The museum also has a restaurant, Fife and Drum, a place where visitors might meet with veterans and active service soldiers who are stationed at Fort Benning.
United States Holocaust Memorial Museum
Location: Washington, D.C.
Year opened: 1993
The United States Holocaust Memorial Museum is one of the most important museums in the United States. The USHMs primary goal is to remember those who died in the Holocaust and to teach people how and why it happened.
The museum showcases a trove of documents, photographs, artifacts, film, music and various other media. It's an unforgettable experience.
Must-See Exhibit at the United States Holocaust Memorial Museum
The Permanent Exhibition is the most widely toured part of the USHM. It's a three-floor exhibit that chronicles the rise of the Nazi party to the "final solution" and then the end of WWII and the liberation of Nazi camps.
Each visitor is given a card of a random survivor or victim to take with them through the tour, which lasts around three hours.
There are many striking, sobering displays in the museum. One that stands out is a room filled with thousands of shoes that belonged to Jews murdered in concentration camp gas chambers.
National World War II Museum
Location: New Orleans, Louisiana
Year opened: 2000
The National WWII Museum is probably the best World War II museum in the entire world.
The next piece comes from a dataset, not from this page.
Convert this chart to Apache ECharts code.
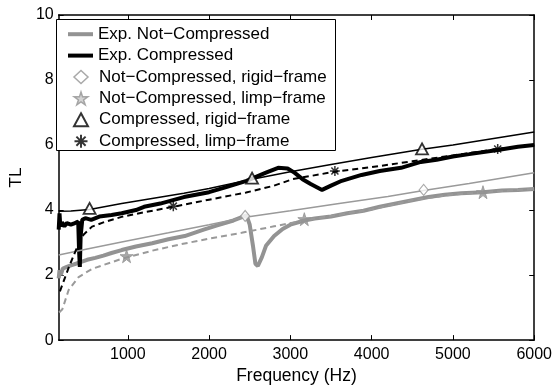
<!DOCTYPE html>
<html>
<head>
<meta charset="utf-8">
<script src="https://cdn.jsdelivr.net/npm/echarts@6/dist/echarts.min.js"></script>
<style>
  html, body { margin: 0; padding: 0; background: #fff; }
  #chart { width: 555px; height: 390px; }
</style>
</head>
<body>
<div id="chart"></div>
<script>
const xTicks = [1000, 2000, 3000, 4000, 5000, 6000];

// measured curves (Hz, TL)
const expNotCompressed = [
  [150, 1.9], [160, 2.15], [175, 2.0], [200, 2.2], [250, 2.25], [300, 2.3], [400, 2.38],
  [500, 2.47], [600, 2.53], [700, 2.6], [800, 2.68], [925, 2.77], [1100, 2.88],
  [1300, 2.98], [1500, 3.1], [1700, 3.2], [1934, 3.4], [2100, 3.53], [2300, 3.68],
  [2420, 3.8], [2460, 3.84], [2500, 3.55], [2540, 2.9], [2570, 2.35], [2600, 2.28],
  [2650, 2.55], [2700, 2.9], [2800, 3.2], [2905, 3.42], [3000, 3.55], [3172, 3.68],
  [3300, 3.74], [3500, 3.8], [3700, 3.9], [3900, 3.98], [4100, 4.1], [4300, 4.2],
  [4500, 4.3], [4700, 4.4], [4900, 4.47], [5100, 4.52], [5370, 4.55], [5600, 4.6],
  [5800, 4.62], [6000, 4.65]
];
const expCompressed = [
  [150, 3.4], [160, 3.9], [170, 3.5], [190, 3.62], [220, 3.5], [250, 3.6], [300, 3.55],
  [350, 3.6], [390, 3.65], [400, 2.8], [410, 2.25], [420, 3.2], [440, 3.7], [478, 3.75],
  [550, 3.7], [650, 3.8], [800, 3.85], [925, 3.9], [1100, 4.0], [1200, 4.1], [1400, 4.2],
  [1690, 4.4], [2000, 4.55], [2200, 4.7], [2461, 4.9], [2700, 5.15], [2850, 5.3],
  [2966, 5.28], [3050, 5.15], [3150, 4.95], [3250, 4.8], [3390, 4.62], [3500, 4.75],
  [3633, 4.9], [3876, 5.08], [4100, 5.2], [4362, 5.3], [4605, 5.48], [4800, 5.55],
  [5000, 5.65], [5200, 5.72], [5551, 5.85], [5800, 5.95], [6000, 6.0]
];

// model curves
const ncRigid = [
  [150, 2.62], [500, 2.8], [925, 3.02], [1500, 3.3], [2000, 3.55], [2444, 3.78],
  [3000, 3.98], [3600, 4.2], [4200, 4.42], [4640, 4.6], [5200, 4.82], [6000, 5.15]
];
const ncLimp = [
  [155, 0.85], [195, 0.95], [272, 1.54], [395, 1.94], [560, 2.19], [925, 2.5],
  [1300, 2.75], [1655, 2.95], [2000, 3.12], [2400, 3.3], [2800, 3.5], [3172, 3.68],
  [3500, 3.82], [4000, 4.02], [4500, 4.3], [5000, 4.48], [5370, 4.55], [6000, 4.65]
];
const cRigid = [
  [150, 3.96], [300, 3.97], [530, 4.02], [925, 4.2], [1690, 4.52], [2000, 4.66],
  [2529, 4.95], [3000, 5.18], [3500, 5.4], [4000, 5.62], [4600, 5.86], [5000, 6.0],
  [6000, 6.4]
];
const cLimp = [
  [165, 1.5], [276, 2.25], [357, 2.74], [455, 3.24], [560, 3.49], [700, 3.62],
  [923, 3.79], [1200, 3.93], [1560, 4.1], [1800, 4.22], [2000, 4.32], [2457, 4.54],
  [2800, 4.75], [3027, 4.95], [3548, 5.18], [4000, 5.32], [4500, 5.5], [5000, 5.68],
  [5551, 5.88], [6000, 6.0]
];

// markers
const ncRigidMarks = [[2444, 3.82], [4640, 4.62]];
const ncLimpMarks = [[985, 2.58], [3172, 3.72], [5370, 4.55]];
const cRigidMarks = [[530, 4.05], [2529, 4.98], [4620, 5.88]];
const cLimpMarks = [[1560, 4.12], [3548, 5.2], [5551, 5.88]];

const names = [
  'Exp. Not−Compressed',
  'Exp. Compressed',
  'Not−Compressed, rigid−frame',
  'Not−Compressed, limp−frame',
  'Compressed, rigid−frame',
  'Compressed, limp−frame'
];

const GRAY = '#939393';
const FONT = 'Liberation Sans, Arial, sans-serif';

const starPath = 'path://M0,-10L2.245,-3.09L9.51,-3.09L3.633,1.18L5.88,8.09L0,3.82L-5.88,8.09L-3.633,1.18L-9.51,-3.09L-2.245,-3.09Z';
const asteriskPath = 'path://M-1.5,-10L1.5,-10L1.5,10L-1.5,10Z' +
  'M-10,-1.5L10,-1.5L10,1.5L-10,1.5Z' +
  'M-6.01,-8.13L8.13,6.01L6.01,8.13L-8.13,-6.01Z' +
  'M-6.01,8.13L-8.13,6.01L6.01,-8.13L8.13,-6.01Z';

function line(name, data, color, width, dashed) {
  return {
    name: name,
    type: 'line',
    data: data,
    showSymbol: false,
    color: color,
    lineStyle: { color: color, width: width, type: dashed ? [6, 4] : 'solid' },
    silent: true
  };
}

function marks(name, data, symbol, size, style) {
  return {
    name: name,
    type: 'scatter',
    data: data,
    symbol: symbol,
    symbolSize: size,
    itemStyle: style,
    z: 5,
    silent: true
  };
}

const chart = echarts.init(document.getElementById('chart'));

const axisCommon = {
  axisLine: { show: true, onZero: false, lineStyle: { color: '#000', width: 1.5 } },
  axisTick: { show: true, inside: true, length: 5, lineStyle: { color: '#000', width: 1 } },
  splitLine: { show: false }
};

const legendText = { fontSize: 17, color: '#000', lineHeight: 21.4, fontFamily: FONT };

chart.setOption({
  animation: false,
  textStyle: { fontFamily: FONT },
  grid: { left: 54, right: 20, top: 15, bottom: 42 },
  xAxis: [
    Object.assign({}, axisCommon, {
      type: 'value', min: 150, max: 6000, position: 'bottom',
      name: 'Frequency (Hz)', nameLocation: 'middle', nameGap: 22,
      nameTextStyle: { fontSize: 17.5, color: '#000', fontFamily: FONT },
      axisTick: Object.assign({}, axisCommon.axisTick, { customValues: xTicks }),
      axisLabel: {
        customValues: xTicks, fontSize: 16, color: '#000', margin: 6, fontFamily: FONT,
        formatter: (v) => String(v)
      }
    }),
    Object.assign({}, axisCommon, {
      type: 'value', min: 150, max: 6000, position: 'top',
      axisTick: Object.assign({}, axisCommon.axisTick, { customValues: xTicks }),
      axisLabel: { show: false }
    })
  ],
  yAxis: [
    Object.assign({}, axisCommon, {
      type: 'value', min: 0, max: 10, interval: 2, position: 'left',
      name: 'TL', nameLocation: 'middle', nameGap: 28, nameRotate: 90,
      nameTextStyle: { fontSize: 17, color: '#000', fontFamily: FONT },
      axisLabel: { fontSize: 16, color: '#000', margin: 5, fontFamily: FONT }
    }),
    Object.assign({}, axisCommon, {
      type: 'value', min: 0, max: 10, interval: 2, position: 'right',
      axisLabel: { show: false }
    })
  ],
  graphic: [{
    type: 'rect', z: 10,
    shape: { x: 56.5, y: 19.5, width: 279, height: 131 },
    style: { fill: '#fff', stroke: '#000', lineWidth: 1 }
  }],
  legend: [
    {
      z: 20, orient: 'vertical', left: 63, top: 18.5, itemGap: 0,
      itemWidth: 25, itemHeight: 4, icon: 'rect',
      textStyle: legendText,
      data: [names[0], names[1]],
      selectedMode: false
    },
    {
      z: 20, orient: 'vertical', left: 68, top: 61.3, itemGap: 0,
      itemWidth: 14, itemHeight: 13,
      textStyle: Object.assign({}, legendText, { padding: [0, 0, 0, 6] }),
      data: [
        { name: names[2], itemStyle: { color: '#fff', borderColor: GRAY, borderWidth: 1.5 } },
        { name: names[3], itemStyle: { color: '#c8c8c8', borderColor: GRAY, borderWidth: 1.5 } },
        { name: names[4], itemStyle: { color: '#fff', borderColor: '#000', borderWidth: 2 } },
        { name: names[5], itemStyle: { color: '#000', borderWidth: 0 } }
      ],
      selectedMode: false
    }
  ],
  series: [
    line(names[0], expNotCompressed, GRAY, 4, false),
    line(names[1], expCompressed, '#000', 4, false),
    line('ncRigidLine', ncRigid, '#9a9a9a', 1.5, false),
    line('ncLimpLine', ncLimp, '#9a9a9a', 2, true),
    line('cRigidLine', cRigid, '#000', 1.5, false),
    line('cLimpLine', cLimp, '#000', 2, true),
    marks(names[2], ncRigidMarks, 'diamond', [9, 11], { color: '#fff', borderColor: GRAY, borderWidth: 1.2 }),
    marks(names[3], ncLimpMarks, starPath, 13, { color: GRAY, borderColor: GRAY, borderWidth: 1 }),
    marks(names[4], cRigidMarks, 'triangle', [12, 11], { color: '#fff', borderColor: '#000', borderWidth: 1.8 }),
    marks(names[5], cLimpMarks, asteriskPath, 10, { color: '#000' })
  ]
});
</script>
</body>
</html>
There are so many aspects of the American soldier experience in this museum, from the off-to-war train ride to the dramatic vignettes of D-Day.
WWII veterans are known to volunteer here and might be up for a chat.
Must See Exhibit at the National World War II Museum
With the Dog Tag Experience, visitors get a radio-frequency identification (RFID) dog tag, which can be used at interactive kiosks. These kiosks tell the story of the real-life veteran attached to these dog tags, learning where they went and what they did during WWII.
The Road to Courage is also an incredible exhibition that features the stories and sacrifices that Americans experienced in major theaters of war. In truth, you can't go wrong with any exhibit at the National World War II Museum.